Sorting data into groups according to variance in excel

#1
Hi everybody, i am new to this board, let's see if someone can help me.
I have a excel worksheet with a list of every movie that came out in 2008.

The list is ordered by income of every movie, for example:

Zorro ...................290,000

Benjamin Button .....400,000


And so on.

I have to divide the movies in four groups, and every group has to to have maximum omogeneity in the incomes. That is to say, the average variance of the incomes inside every group has to be minimum.

Somebody told me to use the Anova excel function from the add-ins.
So i used the "anova: single factor" function.
But the problem is that this function lets me measure the average variance INSIDE the group, and between the groups, but before i have to arbitrarily divide the groups by my own means.
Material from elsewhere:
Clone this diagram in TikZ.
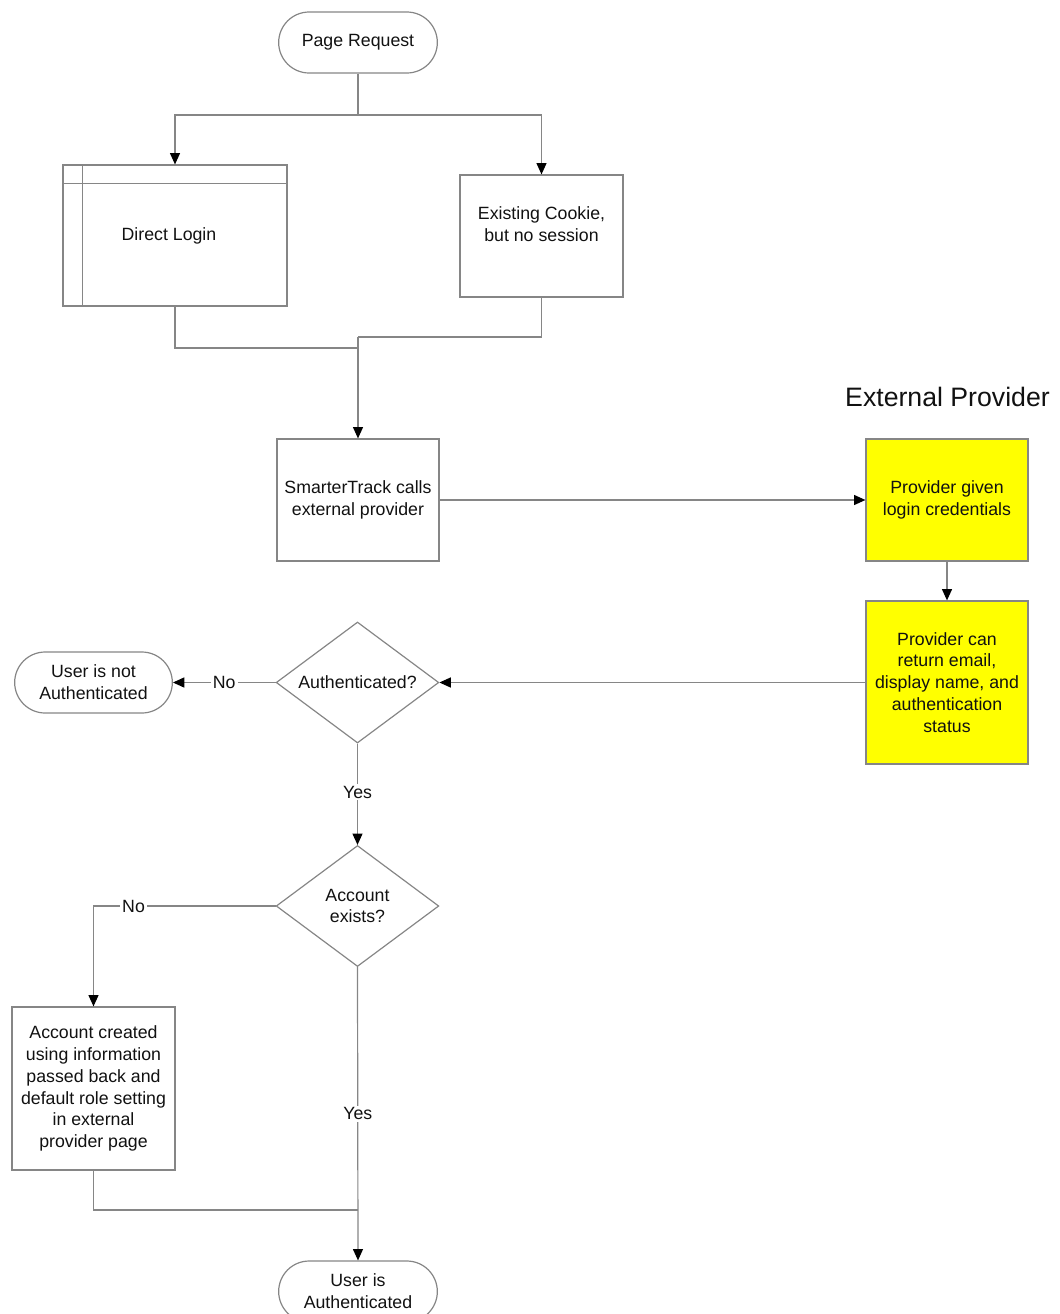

Instead i need something that automatically creates the groups so that the various incomes of every group have the lowest statistical variance possible.

I am sorry for the mistakes, i am not a native english speaker.

Thank you in advance if anybody can help ; )
 

Mike White

TS Contributor
#2
You can do this using the Ward clustering method which minimises the within group variances and maximises the between group variance. You can easily do this in R but I think it is also available on some of the Excel addin pacakages. The output is a dendrogram (tree structure) which you can cut so as to produce 4 groups.